British climate scientist

James Douglas Annan is a scientist involved in climate prediction. He was a member of the Global Warming Research Program at Frontier Research Centre for Global Change which is associated with the Earth Simulator in Japan. In 2014 he left Japan, returning to the United Kingdom as a co-founder of Blue Skies Research.

==Education==
Annan was awarded a DPhil degree in graph theory by the Mathematical and Physical Sciences Division of the University of Oxford in 1994. His doctoral thesis was entitled The complexity of counting problems.

==Climatology==
Annan has made several bets against those who believe the scientific consensus on climate change to be incorrect. The November 10, 2004 online version of Reason magazine reported that Lindzen is "willing to take bets that global average temperatures in 20 years will in fact be lower than they are now." Annan contacted Lindzen to arrange a bet and they exchanged proposals for bets, but were unable to agree on terms. The final proposal was a bet that if the temperature change were less than 0.2 °C (0.36 °F), Lindzen would win. If the temperature change were between 0.2 °C and 0.4 °C the bet would be off, and if the temperature change were 0.4 °C or greater, Annan would win. Lindzen would take 20 to 1 odds.

In 2005, another bet for $10,000 was arranged with a pair of Russian solar physicists Galina Mashnich and Vladimir Bashkirtsev. The bet ended in 2017 with a win to Annan. Mashnich and Bashkirtsev did not honour the bet.

A third bet in 2007 between Annan and David Whitehouse of the Global Warming Policy Foundation was arranged by the BBC Radio program, More or Less in 2007. Annan and Whitehouse bet £100 on whether the Met Office temperature would set a new annual record by the end of 2011. Annan was declared to have lost in the program in January 2012.

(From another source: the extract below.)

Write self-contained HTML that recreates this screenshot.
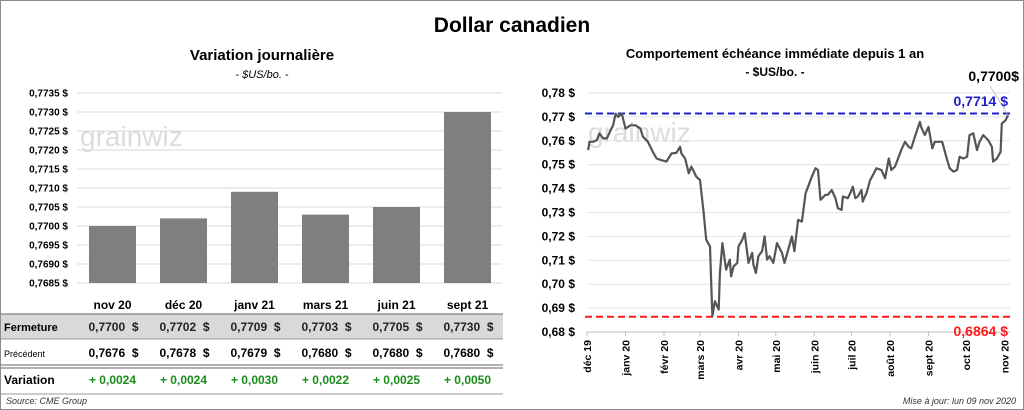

In 2011, James Annan made a bet with climate economist Chris Hope. Hope had bet Ian Plimer and Sir Alan Rudge £1000 each that 2015 would be hotter than 2008. Hope hedged his bet by betting James Annan that 2015 would be cooler than 2008. Annan offered odds so he would pay Hope £3333 if 2015 were cooler than 2008 and Hope would pay Annan £666 if it were warmer. 2015 was warmer than 2008, so Plimer and Rudge each lost £1000, Hope gained £1334 and Annan gained £666.

He considers that climate sensitivity uncertainty is less than has often been portrayed. Papers on this include "Using multiple observationally-based constraints to estimate climate sensitivity".